Penalty and time limits compared
| Particulars | Section 73 (no fraud) | Section 74 (fraud) |
|---|---|---|
| Trigger | Bona fide short payment | Fraud / wilful misstatement / suppression |
| Time limit for order | 3 years from due date of annual return | 5 years from due date of annual return |
| Penalty in order | 10% of tax or Rs.10,000 | 100% of tax |
| Penalty if paid before SCN | Nil | 15% of tax |
| Penalty if paid within 30 days of SCN | Nil | 25% of tax |
Why the department's choice matters
Invoking Section 74 lets the department reopen older periods and impose heavy penalty, so it is sometimes used where Section 73 would be apt.
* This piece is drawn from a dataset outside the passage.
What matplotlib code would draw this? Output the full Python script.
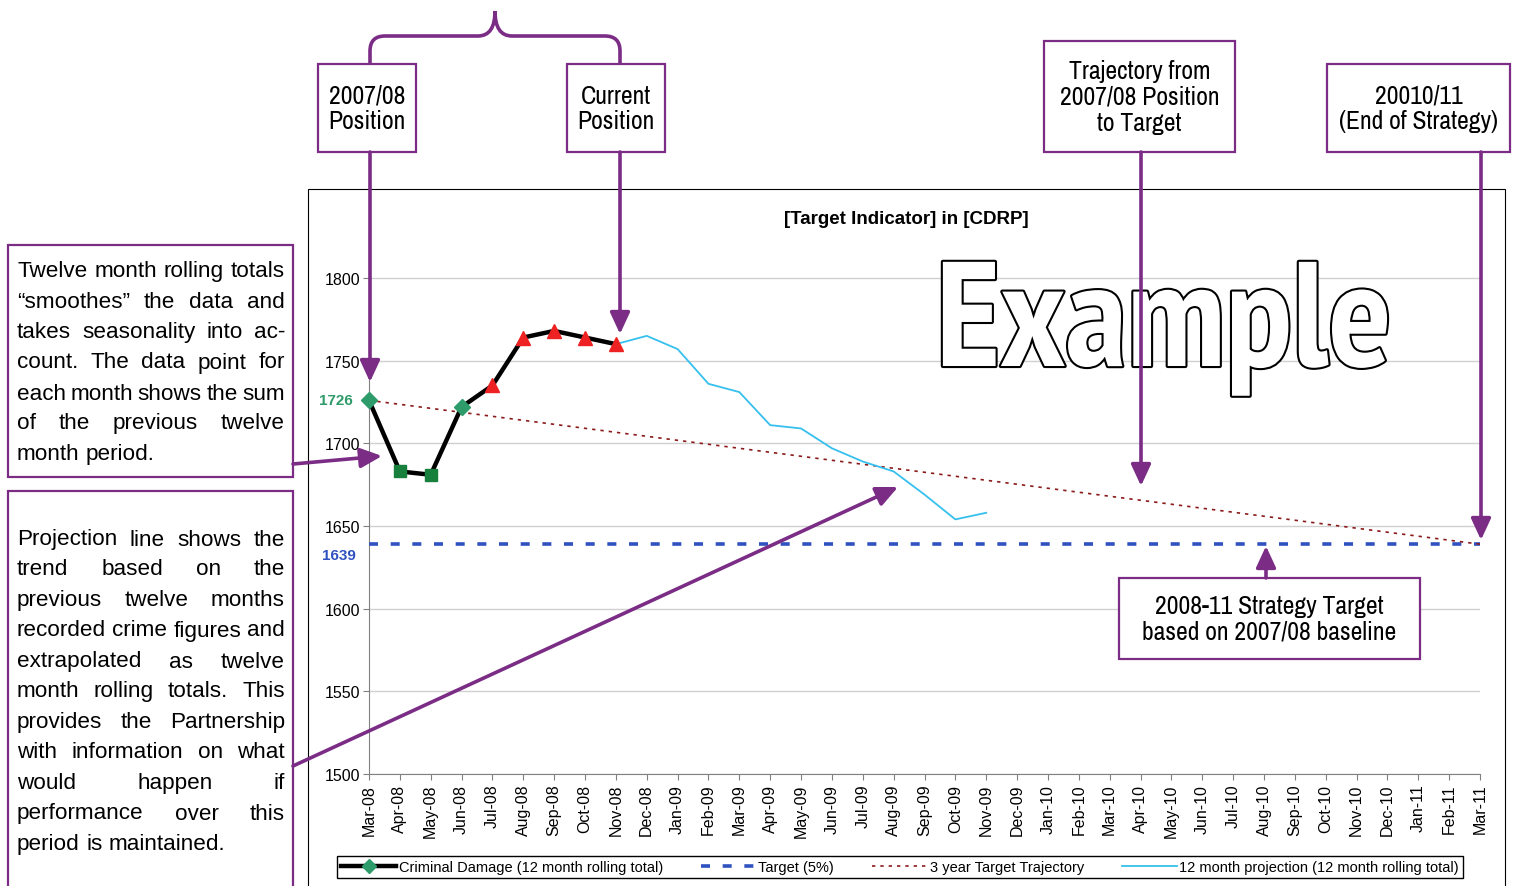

A key defence is to show the absence of any suppression — that all facts were disclosed in returns — which can knock the demand down to Section 73 limits or out of time entirely.
The Section 74A reform
For periods from FY 2024-25, the Finance (No. 2) Act 2024 inserted Section 74A, providing a common time limit (broadly 42 months from the due date of the annual return) and a common SCN/order mechanism, while preserving the higher penalty where fraud is established. Verify the exact mechanics and dates as the provision is implemented.
Key takeaways
- 73 = honest error; 74 = fraud/suppression with up to 100% penalty.
- Time limits: 3 years (73) vs 5 years (74) from the annual-return due date.
- Suppression needs a deliberate act, not a mere mismatch.
- Section 74A unifies the framework from FY 2024-25.